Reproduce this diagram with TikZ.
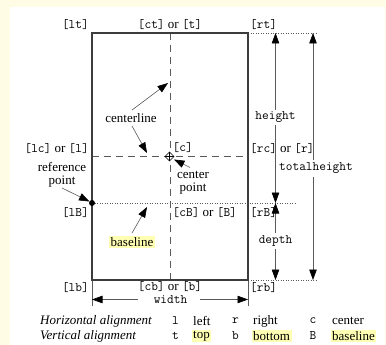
\documentclass[tikz,border=0pt]{standalone}
\usepackage{fontspec}
\setmainfont{Liberation Serif}
\usetikzlibrary{arrows.meta}
\definecolor{cream}{HTML}{FFFCE6}
\definecolor{hl}{HTML}{FFFFB3}
\definecolor{boxc}{HTML}{3C3C3C}
\definecolor{linec}{HTML}{5A5A5A}
\newcommand\mytt[1]{\texttt{#1}}
\tikzset{
  lbl/.style={inner sep=0pt, font=\fontsize{13}{14}\selectfont},
  mono/.style={inner sep=0pt, font=\fontsize{13}{14}\selectfont\ttfamily},
  hilite/.style={fill=hl, inner xsep=1.5pt, inner ysep=1pt},
  arr/.style={draw=linec, line width=0.6pt, -{Triangle[length=10.5pt,width=7.5pt,color=black]}},
  dashln/.style={draw=linec, line width=0.7pt, dash pattern=on 7pt off 5pt},
  dotln/.style={draw=linec, line width=0.6pt, dash pattern=on 1pt off 1.5pt},
  tick/.style={draw=linec, line width=0.6pt},
}
\begin{document}
\begin{tikzpicture}[x=1pt,y=-1pt]
\useasboundingbox (0,0) rectangle (386,345);
\fill[cream] (0,0) rectangle (386,345);
\fill[white] (10,7) rectangle (385,345);
% box and guide lines
\draw[dashln] (170,33) -- (170,280);
\draw[dashln] (92,156.5) -- (248,156.5);
\draw[dotln] (92,203) -- (296,203);
\draw[dotln] (248,33) -- (316,33);
\draw[dotln] (248,280) -- (316,280);
\draw[tick] (92,280) -- (92,306);
\draw[tick] (248,280) -- (248,306);
\draw[boxc, line width=1.3pt] (92,33) rectangle (248,280);
% reference point and center point
\fill[black] (92,203) circle (3pt);
\coordinate (cp) at (169.5,156.5);
\draw[black, line width=0.6pt, fill=white] ([shift={(0,-4.5)}]cp) -- ([shift={(4.5,0)}]cp) -- ([shift={(0,4.5)}]cp) -- ([shift={(-4.5,0)}]cp) -- cycle;
\draw[black, line width=0.6pt] ([shift={(-4.5,0)}]cp) -- ([shift={(4.5,0)}]cp) ([shift={(0,-4.5)}]cp) -- ([shift={(0,4.5)}]cp);
% position labels
\node[mono, anchor=east] (lt) at (89,25) {[lt]};
\node[lbl] (ct) at (170,25) {\mytt{[ct]} or \mytt{[t]}};
\node[mono, anchor=west] (rt) at (250,25) {[rt]};
\node[lbl, anchor=east] (lc) at (89,149) {\mytt{[lc]} or \mytt{[l]}};
\node[mono, anchor=west] (c) at (172.5,148) {[c]};
\node[lbl, anchor=west] (rc) at (250,149) {\mytt{[rc]} or \mytt{[r]}};
\node[mono, anchor=east] (lB) at (89,213) {[lB]};
\node[lbl, anchor=west] (cB) at (172.5,213) {\mytt{[cB]} or \mytt{[B]}};
\node[mono, anchor=west] (rB) at (250,213) {[rB]};
\node[mono, anchor=east] (lb) at (89,288) {[lb]};
\node[lbl] (cb) at (170,287) {\mytt{[cb]} or \mytt{[b]}};
\node[mono, anchor=west] (rb) at (250,288) {[rb]};
% annotations
\node[lbl] (centerline) at (131,118) {centerline};
\node[lbl, align=center] (refpt) at (62,175) {reference\\[-1pt]point};
\node[lbl, align=center] (cenpt) at (193,183) {center\\[-1pt]point};
\node[lbl, hilite] (baseline) at (132,242) {baseline};
\coordinate (cl1) at (132,110);
\coordinate (cl1t) at (168,83);
\coordinate (cl2) at (132,126);
\coordinate (cl2t) at (147,153);
\draw[arr] (cl1) -- (cl1t);
\draw[arr] (cl2) -- (cl2t);
\coordinate (cpt) at (190,167.5);
\draw[arr] (cpt) -- (174,159.5);
\coordinate (rpt) at (62,188);
\draw[arr] (rpt) -- (89.5,201.5);
\coordinate (blt) at (132,233);
\draw[arr] (blt) -- (147,207);
% dimension arrows
\node[mono] (height) at (275.5,117) {height};
\coordinate (htop) at (275.5,33);
\coordinate (hbot) at (275.5,203);
\draw[arr] ([yshift=1pt]height.north) -- (htop);
\draw[arr] ([yshift=-2pt]height.south) -- (hbot);
\node[mono] (depth) at (275.5,241) {depth};
\coordinate (dbot) at (275.5,280);
\draw[arr] ([yshift=2pt]depth.north) -- (hbot);
\draw[arr] ([yshift=-2pt]depth.south) -- (dbot);
\node[mono] (totalheight) at (316,168) {totalheight};
\coordinate (ttop) at (313,33);
\coordinate (tbot) at (313,280);
\draw[arr] ([yshift=2pt]totalheight.north -| ttop) -- (ttop);
\draw[arr] ([yshift=-3pt]totalheight.south -| tbot) -- (tbot);
\node[mono] (width) at (170.5,299.5) {width};
\coordinate (wl) at (92,299.5);
\coordinate (wr) at (248,299.5);
\draw[arr] ([xshift=-16pt]width.west |- wl) -- (wl);
\draw[arr] ([xshift=13pt]width.east |- wr) -- (wr);
% table
\node[lbl, anchor=west, font=\fontsize{13}{14}\selectfont\itshape] (ha) at (40,321) {Horizontal alignment};
\node[lbl, anchor=west, font=\fontsize{13}{14}\selectfont\itshape] (va) at (40,336) {Vertical alignment};
\node[mono] (kl) at (175.5,321) {l};
\node[mono] (kt) at (175.5,336) {t};
\node[lbl, anchor=west] (tleft) at (193,321) {left};
\node[lbl, hilite, anchor=west] (ttopw) at (191.5,336) {top};
\node[mono] (kr) at (235.5,321) {r};
\node[mono] (kb) at (235.5,336) {b};
\node[lbl, anchor=west] (tright) at (253,321) {right};
\node[lbl, hilite, anchor=west] (tbottom) at (251.5,336) {bottom};
\node[mono] (kc) at (313,321) {c};
\node[mono] (kB) at (313,336) {B};
\node[lbl, anchor=west] (tcenter) at (332,321) {center};
\node[lbl, hilite, anchor=west] (tbaseline) at (330.5,336) {baseline};
\end{tikzpicture}
\end{document}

○ ○ ○ ○ ○ ○ ○

> [What needs to be done]: Give back the whole listing as it stands, minus its pictures.

> [Exercise result]:
Reproduce this diagram with TikZ.
\documentclass[tikz,border=0pt]{standalone}
\usepackage{fontspec}
\setmainfont{Liberation Serif}
\usetikzlibrary{arrows.meta}
\definecolor{cream}{HTML}{FFFCE6}
\definecolor{hl}{HTML}{FFFFB3}
\definecolor{boxc}{HTML}{3C3C3C}
\definecolor{linec}{HTML}{5A5A5A}
\newcommand\mytt[1]{\texttt{#1}}
\tikzset{
  lbl/.style={inner sep=0pt, font=\fontsize{13}{14}\selectfont},
  mono/.style={inner sep=0pt, font=\fontsize{13}{14}\selectfont\ttfamily},
  hilite/.style={fill=hl, inner xsep=1.5pt, inner ysep=1pt},
  arr/.style={draw=linec, line width=0.6pt, -{Triangle[length=10.5pt,width=7.5pt,color=black]}},
  dashln/.style={draw=linec, line width=0.7pt, dash pattern=on 7pt off 5pt},
  dotln/.style={draw=linec, line width=0.6pt, dash pattern=on 1pt off 1.5pt},
  tick/.style={draw=linec, line width=0.6pt},
}
\begin{document}
\begin{tikzpicture}[x=1pt,y=-1pt]
\useasboundingbox (0,0) rectangle (386,345);
\fill[cream] (0,0) rectangle (386,345);
\fill[white] (10,7) rectangle (385,345);
% box and guide lines
\draw[dashln] (170,33) -- (170,280);
\draw[dashln] (92,156.5) -- (248,156.5);
\draw[dotln] (92,203) -- (296,203);
\draw[dotln] (248,33) -- (316,33);
\draw[dotln] (248,280) -- (316,280);
\draw[tick] (92,280) -- (92,306);
\draw[tick] (248,280) -- (248,306);
\draw[boxc, line width=1.3pt] (92,33) rectangle (248,280);
% reference point and center point
\fill[black] (92,203) circle (3pt);
\coordinate (cp) at (169.5,156.5);
\draw[black, line width=0.6pt, fill=white] ([shift={(0,-4.5)}]cp) -- ([shift={(4.5,0)}]cp) -- ([shift={(0,4.5)}]cp) -- ([shift={(-4.5,0)}]cp) -- cycle;
\draw[black, line width=0.6pt] ([shift={(-4.5,0)}]cp) -- ([shift={(4.5,0)}]cp) ([shift={(0,-4.5)}]cp) -- ([shift={(0,4.5)}]cp);
% position labels
\node[mono, anchor=east] (lt) at (89,25) {[lt]};
\node[lbl] (ct) at (170,25) {\mytt{[ct]} or \mytt{[t]}};
\node[mono, anchor=west] (rt) at (250,25) {[rt]};
\node[lbl, anchor=east] (lc) at (89,149) {\mytt{[lc]} or \mytt{[l]}};
\node[mono, anchor=west] (c) at (172.5,148) {[c]};
\node[lbl, anchor=west] (rc) at (250,149) {\mytt{[rc]} or \mytt{[r]}};
\node[mono, anchor=east] (lB) at (89,213) {[lB]};
\node[lbl, anchor=west] (cB) at (172.5,213) {\mytt{[cB]} or \mytt{[B]}};
\node[mono, anchor=west] (rB) at (250,213) {[rB]};
\node[mono, anchor=east] (lb) at (89,288) {[lb]};
\node[lbl] (cb) at (170,287) {\mytt{[cb]} or \mytt{[b]}};
\node[mono, anchor=west] (rb) at (250,288) {[rb]};
% annotations
\node[lbl] (centerline) at (131,118) {centerline};
\node[lbl, align=center] (refpt) at (62,175) {reference\\[-1pt]point};
\node[lbl, align=center] (cenpt) at (193,183) {center\\[-1pt]point};
\node[lbl, hilite] (baseline) at (132,242) {baseline};
\coordinate (cl1) at (132,110);
\coordinate (cl1t) at (168,83);
\coordinate (cl2) at (132,126);
\coordinate (cl2t) at (147,153);
\draw[arr] (cl1) -- (cl1t);
\draw[arr] (cl2) -- (cl2t);
\coordinate (cpt) at (190,167.5);
\draw[arr] (cpt) -- (174,159.5);
\coordinate (rpt) at (62,188);
\draw[arr] (rpt) -- (89.5,201.5);
\coordinate (blt) at (132,233);
\draw[arr] (blt) -- (147,207);
% dimension arrows
\node[mono] (height) at (275.5,117) {height};
\coordinate (htop) at (275.5,33);
\coordinate (hbot) at (275.5,203);
\draw[arr] ([yshift=1pt]height.north) -- (htop);
\draw[arr] ([yshift=-2pt]height.south) -- (hbot);
\node[mono] (depth) at (275.5,241) {depth};
\coordinate (dbot) at (275.5,280);
\draw[arr] ([yshift=2pt]depth.north) -- (hbot);
\draw[arr] ([yshift=-2pt]depth.south) -- (dbot);
\node[mono] (totalheight) at (316,168) {totalheight};
\coordinate (ttop) at (313,33);
\coordinate (tbot) at (313,280);
\draw[arr] ([yshift=2pt]totalheight.north -| ttop) -- (ttop);
\draw[arr] ([yshift=-3pt]totalheight.south -| tbot) -- (tbot);
\node[mono] (width) at (170.5,299.5) {width};
\coordinate (wl) at (92,299.5);
\coordinate (wr) at (248,299.5);
\draw[arr] ([xshift=-16pt]width.west |- wl) -- (wl);
\draw[arr] ([xshift=13pt]width.east |- wr) -- (wr);
% table
\node[lbl, anchor=west, font=\fontsize{13}{14}\selectfont\itshape] (ha) at (40,321) {Horizontal alignment};
\node[lbl, anchor=west, font=\fontsize{13}{14}\selectfont\itshape] (va) at (40,336) {Vertical alignment};
\node[mono] (kl) at (175.5,321) {l};
\node[mono] (kt) at (175.5,336) {t};
\node[lbl, anchor=west] (tleft) at (193,321) {left};
\node[lbl, hilite, anchor=west] (ttopw) at (191.5,336) {top};
\node[mono] (kr) at (235.5,321) {r};
\node[mono] (kb) at (235.5,336) {b};
\node[lbl, anchor=west] (tright) at (253,321) {right};
\node[lbl, hilite, anchor=west] (tbottom) at (251.5,336) {bottom};
\node[mono] (kc) at (313,321) {c};
\node[mono] (kB) at (313,336) {B};
\node[lbl, anchor=west] (tcenter) at (332,321) {center};
\node[lbl, hilite, anchor=west] (tbaseline) at (330.5,336) {baseline};
\end{tikzpicture}
\end{document}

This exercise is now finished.